(DO THIS) Reproduce, character for character, the lines below from the first through the one with "const chart = echarts.init(document.getElementById('chart'));". Leave pictures out.

(RECORDED INFORMATION)
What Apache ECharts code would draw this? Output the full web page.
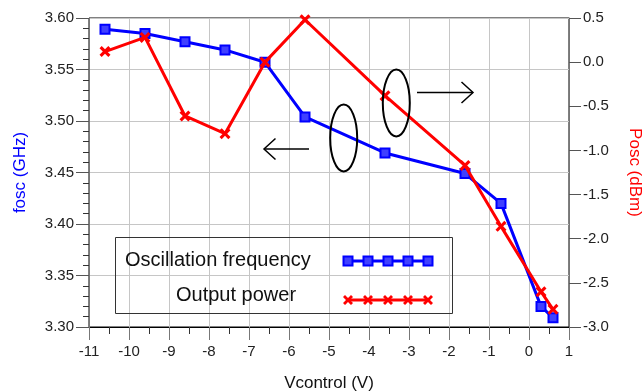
<!DOCTYPE html>
<html>
<head>
<meta charset="utf-8">
<script src="https://cdn.jsdelivr.net/npm/echarts@6/dist/echarts.min.js"></script>
<style>
  html, body { margin: 0; padding: 0; background: #fff; }
  #chart { width: 643px; height: 391px; }
</style>
</head>
<body>
<div id="chart"></div>
<script>
// control voltage (V)
const vcontrol = [-10.6, -9.6, -8.6, -7.6, -6.6, -5.6, -3.6, -1.6, -0.7, 0.3, 0.6];
// oscillation frequency (GHz)
const fosc = [3.589, 3.585, 3.577, 3.569, 3.557, 3.504, 3.469, 3.449, 3.420, 3.320, 3.309];
// output power (dBm)
const posc = [0.12, 0.28, -0.61, -0.81, 0.0, 0.48, -0.38, -1.17, -1.86, -2.60, -2.80];

const legendNames = ['Oscillation frequency', 'Output power'];

const FONT = '"Liberation Sans", Arial, sans-serif';
const BLUE = '#0000ff';
const RED = '#ff0000';
const GRIDC = '#c6c6c6';

// bold X marker
const crossPath = 'path://M2,0L5,3L8,0L10,2L7,5L10,8L8,10L5,7L2,10L0,8L3,5L0,2Z';

const chart = echarts.init(document.getElementById('chart'));

// legend sample markers (drawn as graphics, text left / sample right)
function legendSample(y, color, kind) {
  const els = [{
    type: 'line', shape: { x1: 348, y1: y, x2: 428, y2: y },
    style: { stroke: color, lineWidth: 3 }
  }];
  for (let i = 0; i < 5; i++) {
    const cx = 348 + i * 20;
    if (kind === 'rect') {
      els.push({ type: 'rect', shape: { x: cx - 4.5, y: y - 4.5, width: 9, height: 9 },
        style: { fill: '#4040ff', stroke: color, lineWidth: 2 } });
    } else {
      els.push({ type: 'polygon', shape: { points: [
          [cx - 3, y - 5], [cx, y - 2], [cx + 3, y - 5], [cx + 5, y - 3], [cx + 2, y],
          [cx + 5, y + 3], [cx + 3, y + 5], [cx, y + 2], [cx - 3, y + 5], [cx - 5, y + 3],
          [cx - 2, y], [cx - 5, y - 3]] },
        style: { fill: color } });
    }
  }
  return els;
}

const options = {
  animation: false,
  textStyle: { fontFamily: FONT },
  grid: {
    left: 89, right: 74, top: 18, bottom: 64,
    outerBoundsMode: 'none',
    show: true, borderColor: '#000', borderWidth: 1
  },
  xAxis: {
    type: 'value',
    min: -11, max: 1, interval: 1,
    name: 'Vcontrol (V)', nameLocation: 'middle', nameGap: 48,
    nameTextStyle: { fontSize: 17, color: '#111', fontFamily: FONT },
    axisLine: { onZero: false, lineStyle: { color: '#000', width: 1 } },
    axisTick: { show: true, length: 13, lineStyle: { color: '#777' } },
    minorTick: { show: true, splitNumber: 2, length: 7, lineStyle: { color: '#333' } },
    axisLabel: { fontSize: 15, color: '#222', margin: 17, fontFamily: FONT },
    splitLine: { show: true, lineStyle: { color: GRIDC, width: 1 } }
  },
  yAxis: [
    {
      type: 'value',
      min: 3.3, max: 3.6, interval: 0.05,
      name: 'fosc (GHz)', nameLocation: 'middle', nameRotate: 90, nameGap: 60,
      nameTextStyle: { fontSize: 17, color: BLUE, fontFamily: FONT },
      axisLine: { show: true, onZero: false, lineStyle: { color: '#777', width: 1 } },
      axisTick: { show: true, length: 13, lineStyle: { color: '#555' } },
      minorTick: { show: true, splitNumber: 5, length: 6, lineStyle: { color: '#333' } },
      axisLabel: { fontSize: 15, color: '#222', margin: 15, fontFamily: FONT,
        formatter: v => v.toFixed(2) },
      splitLine: { show: true, lineStyle: { color: GRIDC, width: 1 } }
    },
    {
      type: 'value',
      min: -3, max: 0.5, interval: 0.5,
      name: 'Posc (dBm)', nameLocation: 'middle', nameRotate: -90, nameGap: 57,
      nameTextStyle: { fontSize: 17, color: RED, fontFamily: FONT },
      axisLine: { show: true, onZero: false, lineStyle: { color: '#777', width: 1 } },
      axisTick: { show: true, length: 12, lineStyle: { color: '#555' } },
      axisLabel: { fontSize: 15, color: '#222', margin: 14, fontFamily: FONT,
        formatter: v => v.toFixed(1) },
      splitLine: { show: false }
    }
  ],
  series: [
    {
      name: legendNames[0],
      type: 'line',
      yAxisIndex: 0,
      data: vcontrol.map((v, i) => [v, fosc[i]]),
      symbol: 'rect',
      symbolSize: 9,
      lineStyle: { color: BLUE, width: 3 },
      itemStyle: { color: '#4040ff', borderColor: BLUE, borderWidth: 2 },
      z: 3
    },
    {
      name: legendNames[1],
      type: 'line',
      yAxisIndex: 1,
      data: vcontrol.map((v, i) => [v, posc[i]]),
      symbol: crossPath,
      symbolSize: 11,
      lineStyle: { color: RED, width: 3 },
      itemStyle: { color: RED, borderWidth: 0 },
      z: 4
    }
  ],
  graphic: [
    // legend box
    { type: 'rect', shape: { x: 115.5, y: 237.5, width: 337, height: 76 },
      style: { fill: 'none', stroke: '#333', lineWidth: 1 }, z: 10 },
    { type: 'text', x: 125, y: 260, z: 10,
      style: { text: legendNames[0], fontSize: 20, fontFamily: FONT, fill: '#111',
        verticalAlign: 'middle' } },
    { type: 'text', x: 176, y: 295, z: 10,
      style: { text: legendNames[1], fontSize: 20, fontFamily: FONT, fill: '#111',
        verticalAlign: 'middle' } },
    ...legendSample(261, BLUE, 'rect').map(e => Object.assign(e, { z: 10 })),
    ...legendSample(300, RED, 'cross').map(e => Object.assign(e, { z: 10 })),
    // annotation: ellipse + arrow pointing to the left axis
    { type: 'ellipse', shape: { cx: 343.7, cy: 138, rx: 13.5, ry: 33.5 },
      style: { fill: 'none', stroke: '#000', lineWidth: 2 }, z: 10 },
    { type: 'line', shape: { x1: 264, y1: 149, x2: 309, y2: 149 },
      style: { stroke: '#000', lineWidth: 1.5 }, z: 10 },
    { type: 'polyline', shape: { points: [[275.5, 138.5], [264, 149], [275.5, 159.5]] },
      style: { fill: 'none', stroke: '#000', lineWidth: 1.5 }, z: 10 },
    // annotation: ellipse + arrow pointing to the right axis
    { type: 'ellipse', shape: { cx: 396.3, cy: 103, rx: 13.5, ry: 33.5 },
      style: { fill: 'none', stroke: '#000', lineWidth: 2 }, z: 10 },
    { type: 'line', shape: { x1: 417, y1: 92.5, x2: 473, y2: 92.5 },
      style: { stroke: '#000', lineWidth: 1.5 }, z: 10 },
    { type: 'polyline', shape: { points: [[461.5, 82], [473, 92.5], [461.5, 103]] },
      style: { fill: 'none', stroke: '#000', lineWidth: 1.5 }, z: 10 }
  ]
};

chart.setOption(options);
</script>
</body>
</html>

(FINAL ANSWER)
What Apache ECharts code would draw this? Output the full web page.
<!DOCTYPE html>
<html>
<head>
<meta charset="utf-8">
<script src="https://cdn.jsdelivr.net/npm/echarts@6/dist/echarts.min.js"></script>
<style>
  html, body { margin: 0; padding: 0; background: #fff; }
  #chart { width: 643px; height: 391px; }
</style>
</head>
<body>
<div id="chart"></div>
<script>
// control voltage (V)
const vcontrol = [-10.6, -9.6, -8.6, -7.6, -6.6, -5.6, -3.6, -1.6, -0.7, 0.3, 0.6];
// oscillation frequency (GHz)
const fosc = [3.589, 3.585, 3.577, 3.569, 3.557, 3.504, 3.469, 3.449, 3.420, 3.320, 3.309];
// output power (dBm)
const posc = [0.12, 0.28, -0.61, -0.81, 0.0, 0.48, -0.38, -1.17, -1.86, -2.60, -2.80];

const legendNames = ['Oscillation frequency', 'Output power'];

const FONT = '"Liberation Sans", Arial, sans-serif';
const BLUE = '#0000ff';
const RED = '#ff0000';
const GRIDC = '#c6c6c6';

// bold X marker
const crossPath = 'path://M2,0L5,3L8,0L10,2L7,5L10,8L8,10L5,7L2,10L0,8L3,5L0,2Z';

const chart = echarts.init(document.getElementById('chart'));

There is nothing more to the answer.